2. The „Gauss-Intron“ Proposal
If we wanted to hide a message that even a sophisticated LLM or pattern-scanner wouldn't flag, we’d use the Introns as a steganographic layer:
- Antiparallel Mirroring: We hide the message on the Template Strand (the „backside“ of the DNA). To find it, you’d have to flip the string and calculate the complement -- basically a biological „reverse-text“ cipher.
- The Gauss Mask: Instead of hiding text in the Introns (which would look like suspicious „high-entropy“ data), we hide the metadata (start/stop triggers) in their statistical distribution.
- The Logic: If the lengths of the Introns follow a perfect Gaussian Distribution (Bell Curve), any automated bio-scanner would mark it as „natural variation“ or „evolutionary noise“.
- The Language Key: To avoid translation errors across different „compilers“, we use Latin (a dead, rigid language) for the Exons. It acts as a „Proof of Concept“ that the decoded text isn't a fluke.
The Challenge:
Imagine a sequence where the Exons tell a boring story in Latin, but the Introns -- invisible to the final protein -- dictate the decryption key for the reverse-complement strand based on their relative positions on a Gaussian curve.

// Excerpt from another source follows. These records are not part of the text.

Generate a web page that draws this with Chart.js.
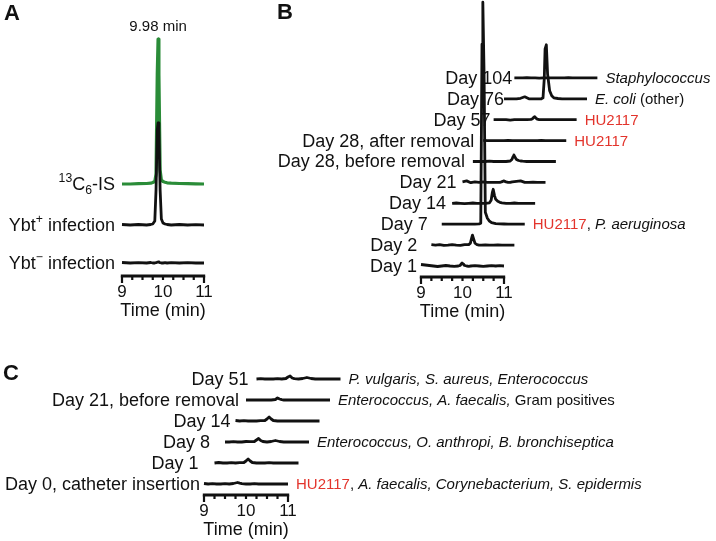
<!DOCTYPE html>
<html>
<head>
<meta charset="utf-8">
<script src="https://cdn.jsdelivr.net/npm/chart.js@4.4.1/dist/chart.umd.min.js"></script>
<style>
  body { margin: 0; background: #fff; }
  canvas { display: block; }
</style>
</head>
<body>
<canvas id="chroma" width="716" height="541"></canvas>
<script>
// ---------- data ----------

// panel A: standard and infections (time in min, signal in arbitrary units)
const timesA = [9.0, 9.2, 9.4, 9.6, 9.7, 9.75, 9.8, 9.83, 9.86, 9.88, 9.9, 9.93, 9.96, 10.0, 10.05, 10.1, 10.2, 10.4, 10.6, 10.8, 11.0];
const isStd  = [0, 0, 0.3, 0.5, 0.8, 1.5, 2.5, 10, 110, 145, 110, 14, 4, 2.5, 1.8, 1.2, 0.8, 0.5, 0.3, 0.2, 0];
const ybtPos = [0.5, 0, 0.5, 0, 0.5, 1, 4, 35, 95, 102, 95, 35, 6, 2, 1, 0.5, 0, 0.5, 0, 0.3, 0];
const ybtNeg = [0.5, 0, 0.3, 0, 0.5, 0, 0, 0.3, 0.8, 1, 0.8, 0.3, 0, 0, 0.3, 0, 0.3, 0, 0.3, 0, 0];

// panel B: patient with repeated samples
const timesB = [9.0, 9.1, 9.2, 9.3, 9.4, 9.5, 9.6, 9.7, 9.8, 9.9, 9.94, 9.97, 9.99, 10.02, 10.05, 10.1, 10.15, 10.2, 10.3, 10.4, 10.5, 10.6, 10.7, 10.8, 10.9, 11.0];
const day1B   = [1.5, 1, 0.5, 0, -0.5, 0, 0.5, 0, -0.3, 0, 0.5, 2, 3, 2, 0.5, 0, -0.3, 0, 0.3, 0, -0.3, 0, 0.3, 0, 0.3, 0];
const day2B   = [0.5, 0, 0.5, -0.3, 0, 0.5, 0, -0.3, 0.5, 0.5, 2, 7, 10, 6, 2, 0.5, 0, 0, 0.3, 0, 0, 0.3, 0, 0, 0, 0];
const day7B   = [0, 0, 0, 0, 0, 0, 0, 0, 0, 0.3, 1, 180, 222, 150, 12, 6, 3, 1.5, 0.5, 0.3, 0.2, 0, 0, 0, 0, 0];
const day14B  = [0, 0.3, 0, -0.3, 0, 0.3, 0, 0, 0, 0.5, 3, 11, 14, 8, 4, 2, 1, 0.5, 0, 0, 0.3, 0, 0, 0, 0, 0];
const day21B  = [0.5, 1.5, -0.3, 0.5, 0, 0.5, 0, 0, 0, 0, 0.5, 1, 1.5, 1, 0.5, 0, 0, 0.5, 1, 1.5, 0, 0, 0.3, 0, 0, 0];
const day28bB = [0, 0, 0, 0, 0.3, 0, 0, 0, 0, 0.5, 2, 5, 6.5, 4, 2, 1, 0.5, 0.3, 0, 0, 0, 0, 0, 0, 0, 0];
const day28aB = [0.3, 0, 0, 0, 0, 0, 0.3, 0, 0, 0, 0, 0, 0, 0, 0, 0, 0, 0, 0, 0.3, 0, 0, 0, 0, 0, 0];
const day57B  = [0, 0, 0, 0, -0.5, 0, 0, 0, 0, 0.3, 1, 2.5, 3, 1.5, 0.5, 0, 0, 0, 0, 0, 0, 0, 0, 0, 0, 0];
const day76B  = [0, 0, 0, 0, 0.5, 2, 0, 0, 0, 0, 1, 20, 50, 54, 25, 8, 3, 1, 0.3, 0, 0, 0, 0, 0, 0, 0];
const day104B = [0, 0, 0, 0.3, 0, 0, -0.3, 0, 0, 0, 0, 0, 0, 0, 0, 0, 0, 0, 0.3, 0, 0, 0, 0, 0, 0, 0];
const tracesB = [day1B, day2B, day7B, day14B, day21B, day28bB, day28aB, day57B, day76B, day104B];
const namesB = ['Day 1', 'Day 2', 'Day 7', 'Day 14', 'Day 21', 'Day 28, before removal',
                'Day 28, after removal', 'Day 57', 'Day 76', 'Day 104'];
const organismsB = [
  null, null,
  [['HU2117', 'red'], [', ', ''], ['P. aeruginosa', 'i']],
  null, null, null,
  [['HU2117', 'red']],
  [['HU2117', 'red']],
  [['E. coli', 'i'], [' (other)', '']],
  [['Staphylococcus', 'i']]
];

// panel C: second patient
const timesC = [9.0, 9.1, 9.2, 9.3, 9.4, 9.5, 9.6, 9.7, 9.75, 9.8, 9.85, 9.9, 10.0, 10.1, 10.2, 10.3, 10.4, 10.5, 10.6, 10.7, 10.8, 10.9, 11.0];
const day0C  = [0.5, 0, 0.3, 0, 0, 0.3, 0, 0.5, 1, 1.5, 0.8, 0.3, 0, 0, 0.3, 0, 0, 0, 0, 0, 0, 0, 0];
const day1C  = [0, 0.5, 0, 0, 0.3, 0, 0.3, 0.5, 2, 4, 2, 0.5, 0, 0, 0, 0.3, 0, 0, 0, 0, 0, 0, 0];
const day8C  = [0, 0, 0.3, 0, 0, 0.5, 0.3, 0.5, 2, 3.5, 1.5, 0.5, 0, 0.5, 1.5, 0.5, 0, 0, 0, 0, 0, 0, 0];
const day14C = [0.5, 0, 0.3, 0, 0, 0, 0.3, 0.5, 2, 4, 2, 0.5, 0, 0, 0, 0, 0, 0, 0, 0, 0, 0, 0];
const day21C = [0, 0, 0, 0, 0, 0, 0, 0.5, 2, 1, 0.3, 0, 0, 0, 0, 0, 0, 0, 0, 0, 0, 0, 0];
const day51C = [0, 0.3, 0, 0, 0, 0.3, 0, 0.5, 2, 3, 1, 0.3, 0, 0.5, 1.5, 0.5, 0, 0, 0, 0, 0, 0, 0];
const tracesC = [day0C, day1C, day8C, day14C, day21C, day51C];
const namesC = ['Day 0, catheter insertion', 'Day 1', 'Day 8', 'Day 14', 'Day 21, before removal', 'Day 51'];
const organismsC = [
  [['HU2117', 'red'], [', ', ''], ['A. faecalis,', 'i'], [' Corynebacterium, S. epidermis', 'i']],
  null,
  [['Enterococcus, O. anthropi, B. bronchiseptica', 'i']],
  null,
  [['Enterococcus, A. faecalis,', 'i'], [' Gram positives', '']],
  [['P. vulgaris, S. aureus, Enterococcus', 'i']]
];

const tickValues = [9, 10, 11];
const tickLabels = ['9', '10', '11'];

// ---------- layout ----------
const W = 716, H = 541;
const FONT = '"Liberation Sans", Arial, Helvetica, sans-serif';
const INK = '#111';
const RED = '#e3342c';
const GREEN = '#2a8c38';

const layout = {
  A: { x9: 122, x11: 204, base: 263, axisY: 276 },
  B: { x9: 421, x11: 504, base: 266, axisY: 277 },
  C: { x9: 204, x11: 288, base: 484, axisY: 495 }
};
const offsetsA = [0, 38, 79];          // Ybt-, Ybt+, 13C6-IS
const stepB = 20.9, shiftB = 0.25;
const stepC = 21, shiftC = 0.25;
const gapB = [4, 14, 14, 6, 6, 8, 9, 3, 0, 2];
const gapC = [4, 16, 15, 5, 7, 8];

function xScale(p) {
  const ppm = (p.x11 - p.x9) / 2;
  const min = 9 - p.x9 / ppm;
  return { type: 'linear', axis: 'x', display: false, min: min, max: min + W / ppm };
}
function yScale(p) {
  return { type: 'linear', axis: 'y', display: false, min: p.base - H, max: p.base };
}

function trace(times, vals, shift, offset, xID, yID, color, order) {
  return {
    data: times.map((t, i) => ({ x: t + shift, y: vals[i] + offset })),
    xAxisID: xID, yAxisID: yID,
    borderColor: color, borderWidth: color === GREEN ? 3.2 : 2.8,
    borderJoinStyle: 'round',
    pointRadius: 0, showLine: true, fill: false, tension: 0,
    order: order
  };
}

let datasets = [];
datasets.push(trace(timesA, ybtNeg, 0, offsetsA[0], 'xA', 'yA', INK, 0));
datasets.push(trace(timesA, ybtPos, 0, offsetsA[1], 'xA', 'yA', INK, 0));
datasets.push(trace(timesA, isStd, 0, offsetsA[2], 'xA', 'yA', GREEN, 1));
tracesB.forEach((vals, i) => {
  datasets.push(trace(timesB, vals, i * shiftB, i * stepB, 'xB', 'yB', INK, 0));
});
tracesC.forEach((vals, i) => {
  datasets.push(trace(timesC, vals, i * shiftC, i * stepC, 'xC', 'yC', INK, 0));
});

// ---------- text + axes ----------
function fontFor(style, size) {
  if (style === 'sup' || style === 'sub') return (size * 0.68) + 'px ' + FONT;
  if (style === 'i') return 'italic ' + size + 'px ' + FONT;
  if (style === 'b') return 'bold ' + size + 'px ' + FONT;
  return size + 'px ' + FONT;
}

function drawPieces(ctx, pieces, x, y, size, align) {
  let total = 0;
  pieces.forEach(p => { ctx.font = fontFor(p[1], size); total += ctx.measureText(p[0]).width; });
  let cx = x;
  if (align === 'right') cx = x - total;
  if (align === 'center') cx = x - total / 2;
  ctx.textAlign = 'left';
  ctx.textBaseline = 'middle';
  pieces.forEach(p => {
    ctx.font = fontFor(p[1], size);
    ctx.fillStyle = p[1] === 'red' ? RED : INK;
    let dy = p[1] === 'sup' ? -size * 0.38 : (p[1] === 'sub' ? size * 0.3 : 0);
    ctx.fillText(p[0], cx, y + dy);
    cx += ctx.measureText(p[0]).width;
  });
}

function drawAxis(ctx, chart, xID, y) {
  const sx = chart.scales[xID];
  const a = sx.getPixelForValue(9), b = sx.getPixelForValue(11);
  ctx.strokeStyle = INK;
  ctx.lineWidth = 3;
  ctx.beginPath();
  ctx.moveTo(a - 1.2, y);
  ctx.lineTo(b + 1.2, y);
  ctx.stroke();
  ctx.lineWidth = 2.2;
  for (let k = 0; k <= 8; k++) {
    const px = sx.getPixelForValue(9 + k * 0.25);
    const len = (k === 0 || k === 8) ? 7 : 4;
    ctx.beginPath();
    ctx.moveTo(px, y);
    ctx.lineTo(px, y + len);
    ctx.stroke();
  }
  tickValues.forEach((v, i) => {
    drawPieces(ctx, [[tickLabels[i], '']], sx.getPixelForValue(v), y + 16, 17, 'center');
  });
  drawPieces(ctx, [['Time (min)', '']], (a + b) / 2, y + 35, 18, 'center');
}

const textPlugin = {
  id: 'chromaText',
  beforeDatasetsDraw(chart) {
    const ctx = chart.ctx;
    const s = chart.scales;
    ctx.save();

    // panel letters
    drawPieces(ctx, [['A', 'b']], 4, 14, 22, 'left');
    drawPieces(ctx, [['B', 'b']], 277, 13, 22, 'left');
    drawPieces(ctx, [['C', 'b']], 3, 374, 22, 'left');

    // panel A
    const a9 = s.xA.getPixelForValue(9);
    drawPieces(ctx, [['Ybt', ''], ['\u2212', 'sup'], [' infection', '']], a9 - 7, s.yA.getPixelForValue(offsetsA[0]) + 1, 18, 'right');
    drawPieces(ctx, [['Ybt', ''], ['+', 'sup'], [' infection', '']], a9 - 7, s.yA.getPixelForValue(offsetsA[1]) + 1, 18, 'right');
    drawPieces(ctx, [['13', 'sup'], ['C', ''], ['6', 'sub'], ['-IS', '']], a9 - 7, s.yA.getPixelForValue(offsetsA[2]) + 1, 18, 'right');
    drawPieces(ctx, [['9.98 min', '']], s.xA.getPixelForValue(9.88), 27, 15, 'center');
    drawAxis(ctx, chart, 'xA', layout.A.axisY);

    // panel B
    namesB.forEach((name, i) => {
      const y = s.yB.getPixelForValue(i * stepB) + 1;
      drawPieces(ctx, [[name, '']], s.xB.getPixelForValue(9 + i * shiftB) - gapB[i], y, 18, 'right');
      if (organismsB[i]) drawPieces(ctx, organismsB[i], s.xB.getPixelForValue(11 + i * shiftB) + 8, y, 15, 'left');
    });
    drawAxis(ctx, chart, 'xB', layout.B.axisY);

    // panel C
    namesC.forEach((name, i) => {
      const y = s.yC.getPixelForValue(i * stepC) + 1;
      drawPieces(ctx, [[name, '']], s.xC.getPixelForValue(9 + i * shiftC) - gapC[i], y, 18, 'right');
      if (organismsC[i]) drawPieces(ctx, organismsC[i], s.xC.getPixelForValue(11 + i * shiftC) + 8, y, 15, 'left');
    });
    drawAxis(ctx, chart, 'xC', layout.C.axisY);

    ctx.restore();
  }
};

new Chart(document.getElementById('chroma'), {
  type: 'scatter',
  data: { datasets: datasets },
  options: {
    responsive: false,
    animation: false,
    events: [],
    layout: { padding: 0 },
    plugins: { legend: { display: false }, tooltip: { enabled: false } },
    scales: {
      xA: xScale(layout.A), yA: yScale(layout.A),
      xB: xScale(layout.B), yB: yScale(layout.B),
      xC: xScale(layout.C), yC: yScale(layout.C)
    }
  },
  plugins: [textPlugin]
});
</script>
</body>
</html>
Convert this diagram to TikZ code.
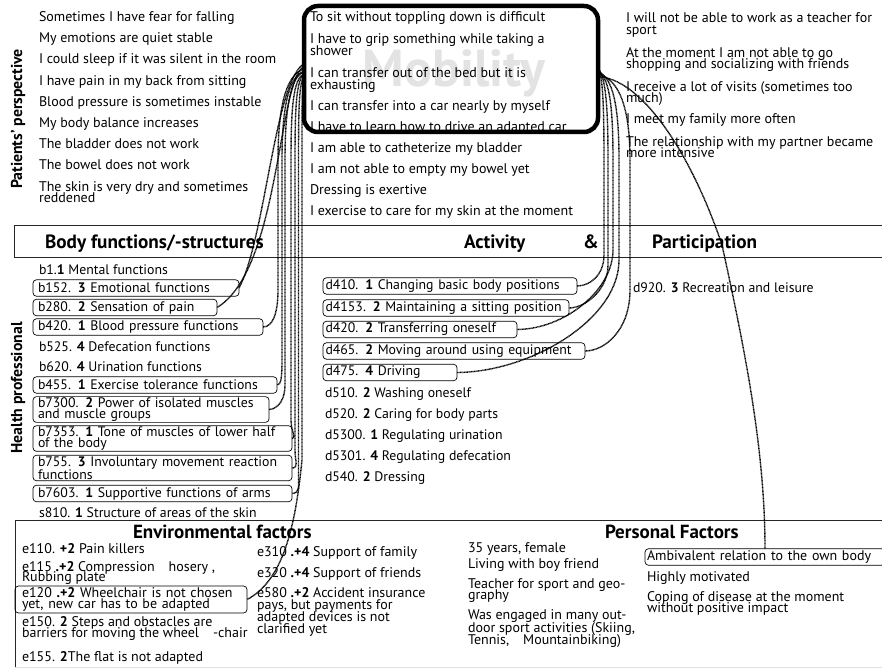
\documentclass[tikz,border=0pt]{standalone}
\usepackage{fontspec}
\setmainfont{PT Sans}
\usetikzlibrary{calc}
% tight, overlapping leading inside wrapped entries
\lineskiplimit=-100pt
\newcommand\txtfont{\fontsize{14}{11.5}\selectfont}
\newcommand\icffont{\fontsize{13.8}{11}\selectfont}
\newcommand\headfont{\fontsize{19.2}{19.2}\selectfont\bfseries}
\begin{document}
\begin{tikzpicture}[x=1pt,y=-1pt,
  every node/.style={inner sep=0pt, outer sep=0pt},
  txt/.style={anchor=base west, align=left, font=\txtfont},
  icf/.style={anchor=base west, align=left, font=\icffont},
  icfbox/.style={draw, line width=0.7pt, rounded corners=3.5pt, anchor=west,
    align=left, inner xsep=5pt, inner ysep=1pt, minimum height=16.5pt, font=\icffont},
  head/.style={anchor=base west, font=\headfont},
  subhead/.style={anchor=base west, font=\fontsize{19}{19}\selectfont\bfseries},
  side/.style={rotate=90, font=\fontsize{15.8}{15.8}\selectfont\bfseries},
  rule/.style={draw=black!85, line width=1pt},
  link/.style={line width=1.4pt, dash pattern=on 0.9pt off 0.5pt},
]
\useasboundingbox (0,0) rectangle (882,668);

% Mobility frame with its watermark
\node[anchor=base, font=\fontsize{52}{52}\selectfont\bfseries, text=black!11] (mobmark) at (454,87) {Mobility};
\node[draw, line width=4.5pt, rounded corners=14pt, minimum width=294pt, minimum height=126pt] (mob) at (451,69) {};

% side labels
\node[side] (lblpp) at (18,119) {Patients’ perspective};
\node[side] (lblhp) at (18,388) {Health professional};

% patient statements, left column (multi-line nodes sit on their last baseline)
\node[txt] (pl1) at (39,21.5) {Sometimes I have fear for falling};
\node[txt] (pl2) at (39,42.5) {My emotions are quiet stable};
\node[txt] (pl3) at (39,63.5) {I could sleep if it was silent in the room};
\node[txt] (pl4) at (39,85.5) {I have pain in my back from sitting};
\node[txt] (pl5) at (39,106.5) {Blood pressure is sometimes instable};
\node[txt] (pl6) at (39,127.5) {My body balance increases};
\node[txt] (pl7) at (39,148.5) {The bladder does not work};
\node[txt] (pl8) at (39,169.5) {The bowel does not work};
\node[txt, font=\fontsize{14}{11}\selectfont] (pl9) at (39,202.5) {The skin is very dry and sometimes\\reddened};

% patient statements, middle column
\node[txt] (pm1) at (310,21.5) {To sit without toppling down is difficult};
\node[txt, font=\fontsize{14}{12.5}\selectfont] (pm2) at (310,56) {I have to grip something while taking a\\shower};
\node[txt, font=\fontsize{14}{12}\selectfont] (pm3) at (310,89.5) {I can transfer out of the bed but it is\\exhausting};
\node[txt] (pm4) at (310,110.5) {I can transfer into a car nearly by myself};
\node[txt] (pm5) at (310,131.5) {I have to learn how to drive an adapted car};
\node[txt] (pm6) at (310,152.5) {I am able to catheterize my bladder};
\node[txt] (pm7) at (310,173.5) {I am not able to empty my bowel yet};
\node[txt] (pm8) at (310,194.5) {Dressing is exertive};
\node[txt] (pm9) at (310,215.5) {I exercise to care for my skin at the moment};

% patient statements, right column
\node[txt, font=\fontsize{14}{12.5}\selectfont] (pr1) at (626,35) {I will not be able to work as a teacher for\\sport};
\node[txt, font=\fontsize{14}{11}\selectfont] (pr2) at (626,68.5) {At the moment I am not able to go\\shopping and socializing with friends};
\node[txt, font=\fontsize{14}{11}\selectfont] (pr3) at (626,102.5) {I receive a lot of visits (sometimes too\\much)};
\node[txt] (pr4) at (626,123.5) {I meet my family more often};
\node[txt, font=\fontsize{14}{11}\selectfont] (pr5) at (626,157.5) {The relationship with my partner became\\more intensive};

% component band
\draw[rule] (14,225) -- (882,225);
\draw[rule] (14,257) -- (882,257);
\draw[rule] (14,225) -- (14,257);
\node[head] (hbody) at (45,248) {Body functions/-structures};
\node[head] (hact) at (464,248) {Activity};
\node[head] (hamp) at (583,248) {\&};
\node[head] (hpart) at (652,248) {Participation};

% body functions and structures
\node[icf] (b1) at (39,274.5) {b1.\textbf{1} Mental functions};
\node[icfbox, text width=196pt] (b152) at (33,288) {b152. \textbf{3} Emotional functions};
\node[icfbox, text width=174pt] (b280) at (33,307.5) {b280. \textbf{2} Sensation of pain};
\node[icfbox, text width=220pt] (b420) at (33,327) {b420. \textbf{1} Blood pressure functions};
\node[icf] (b525) at (39,351.5) {b525. \textbf{4} Defecation functions};
\node[icf] (b620) at (39,371.5) {b620. \textbf{4} Urination functions};
\node[icfbox, text width=234pt] (b455) at (33,385) {b455. \textbf{1} Exercise tolerance functions};
\node[icfbox, text width=226pt] (b7300) at (33,409.5) {b7300. \textbf{2} Power of isolated muscles\\and muscle groups};
\node[icfbox, text width=249pt] (b7353) at (33,438.5) {b7353. \textbf{1} Tone of muscles of lower half\\of the body};
\node[icfbox, text width=249pt] (b755) at (33,468) {b755. \textbf{3} Involuntary movement reaction\\functions};
\node[icfbox, text width=249pt] (b7603) at (33,493.5) {b7603. \textbf{1} Supportive functions of arms};
\node[icf] (s810) at (39,517) {s810. \textbf{1} Structure of areas of the skin};

% activities and participation
\node[icfbox, inner xsep=2.5pt, text width=249pt] (d410) at (323,286) {d410. \textbf{1} Changing basic body positions};
\node[icfbox, inner xsep=2.5pt, text width=241pt] (d4153) at (323,308) {d4153. \textbf{2} Maintaining a sitting position};
\node[icfbox, inner xsep=2.5pt, text width=189pt] (d420) at (323,329.5) {d420. \textbf{2} Transferring oneself};
\node[icfbox, inner xsep=2.5pt, text width=257pt] (d465) at (323,351) {d465. \textbf{2} Moving around using equipment};
\node[icfbox, inner xsep=2.5pt, text width=129pt] (d475) at (323,372.5) {d475. \textbf{4} Driving};
\node[icf] (d510) at (325,397.5) {d510. \textbf{2} Washing oneself};
\node[icf] (d520) at (325,418.5) {d520. \textbf{2} Caring for body parts};
\node[icf] (d5300) at (325,439.5) {d5300. \textbf{1} Regulating urination};
\node[icf] (d5301) at (325,460.5) {d5301. \textbf{4} Regulating defecation};
\node[icf] (d540) at (325,481.5) {d540. \textbf{2} Dressing};
\node[icf] (d920) at (633,292.5) {d920. \textbf{3} Recreation and leisure};

% contextual factors frame
\draw[rule] (882,520) -- (15,520) -- (15,667);
\draw[draw=black!12, line width=1pt] (15,667) -- (882,667);
\node[subhead] (henv) at (133,538) {Environmental factors};
\node[subhead] (hpers) at (605,538) {Personal Factors};

% environmental factors
\node[txt] (e110) at (22,553) {e110. \textbf{+2} Pain killers};
\node[txt, font=\fontsize{14}{10.5}\selectfont] (e115) at (22,581.5) {e115 \textbf{.+2} Compression\quad hosery ,\\Rubbing plate};
\node[icfbox, font=\fontsize{14}{10.5}\selectfont, inner xsep=7pt, text width=218pt, minimum height=27pt] (e120) at (15,599.5) {e120 \textbf{.+2} Wheelchair is not chosen\\yet, new car has to be adapted};
\node[txt, font=\fontsize{14}{10.5}\selectfont] (e150) at (22,637) {e150. \textbf{2} Steps and obstacles are\\barriers for moving the wheel\quad-chair};
\node[txt] (e155) at (22,661) {e155. \textbf{2}The flat is not adapted};
\node[txt] (e310) at (257,556.5) {e310 \textbf{.+4} Support of family};
\node[txt] (e320) at (257,577.5) {e320 \textbf{.+4} Support of friends};
\node[txt, font=\fontsize{14}{12}\selectfont] (e580) at (257,633.5) {e580 \textbf{.+2} Accident insurance\\pays, but payments for\\adapted devices is not\\clarified yet};

% personal factors
\node[txt] (pf1) at (468,552.5) {35 years, female};
\node[txt] (pf2) at (468,568.5) {Living with boy friend};
\node[txt, font=\fontsize{14}{11}\selectfont] (pf3) at (468,599) {Teacher for sport and geo-\\graphy};
\node[txt, font=\fontsize{14}{12.5}\selectfont] (pf4) at (468,644.5) {Was engaged in many out-\\door sport activities (Skiing,\\Tennis,\quad Mountainbiking)};
\node[icfbox, font=\txtfont, inner xsep=2pt, text width=236pt] (amb) at (645,557) {Ambivalent relation to the own body};
\node[txt] (pf6) at (647,581.5) {Highly motivated};
\node[txt, font=\fontsize{14}{11}\selectfont] (pf7) at (647,612.5) {Coping of disease at the moment\\without positive impact};

% links from the mobility statements to body functions
\draw[link] (mob.178) .. controls (275,80) and (265,240) .. (b152.east);
\draw[link] (mob.179) .. controls (278,80) and (280,270) .. (b280.east);
\draw[link] (mob.180) .. controls (285,75) and (278,110) .. (278,160) -- (278,290) .. controls (278,315) and (272,327) .. (b420.east);
\draw[link] (mob.181) .. controls (288,76) and (282,110) .. (282,160) -- (282,360) .. controls (282,378) and (281,385) .. (b455.east);
\draw[link] (mob.181.5) .. controls (290,77) and (285,110) .. (285,160) -- (285,385) .. controls (285,400) and (278,409) .. (b7300.east);
\draw[link] (mob.182) .. controls (293,78) and (291,110) .. (291,160) -- (291,420) .. controls (291,432) and (297,438) .. (b7353.east);
\draw[link] (mob.182.5) .. controls (296,80) and (295,110) .. (295,160) -- (295,450) .. controls (295,462) and (299,468) .. (b755.east);
\draw[link] (mob.183) .. controls (299,82) and (298.5,110) .. (298.5,160) -- (298.5,475) .. controls (298.5,487) and (300,493) .. (b7603.east);
\draw[link] (mob.183.5) .. controls (302,84) and (302,110) .. (302,160) -- (302,460) .. controls (296,520) and (285,580) .. (e120.east);

% links from the mobility statements to activities and participation
\draw[link] (mob.1) .. controls (603,75) and (604,110) .. (604,160) -- (604,255) .. controls (604,275) and (590,286) .. (d410.east);
\draw[link] (mob.0) .. controls (606,76) and (608,110) .. (608,160) -- (608,265) .. controls (608,290) and (585,308) .. (d4153.east);
\draw[link] (mob.-1) .. controls (610,77) and (613,110) .. (613,160) -- (613,250) .. controls (613,290) and (565,329) .. (d420.east);
\draw[link] (mob.-1.5) .. controls (614,78) and (619,110) .. (619,160) -- (619,260) .. controls (619,320) and (530,372) .. (d475.east);
\draw[link] (mob.-2) .. controls (620,79) and (630,110) .. (630,160) -- (630,290) .. controls (630,330) and (605,351) .. (d465.east);
\draw[link] (mob.-3) .. controls (640,78) and (690,150) .. (722,245) .. controls (745,350) and (765,450) .. (amb.north);
\end{tikzpicture}
\end{document}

„Nature doesn't just hide its secrets in the code, but in the way the code is edited before execution“.
Example:
5'--ATG_gtacagttgc_GGT_agctagctagctagct_GTG_gtacagttgc_GTG_tag--3'
Introns lower case, Exons upper case, slipcing result ATG GGT GTG GTG TAG
ATG → M (Methionin/Start)
GGT → G
GTG → V
GTG → V
TAG → _ (Stop)
Result: "MGVV" Magna Vis.
Count the introns, maybe you get 10 - 16 - 10 (you remember Bell Curve). Or is it a trigger for the message at the 3' → 5' Strang, who knows.
Keep in mind, first comes DNA (T) then RNA (U) with which you can use the Code-Sonne on Wikipedia.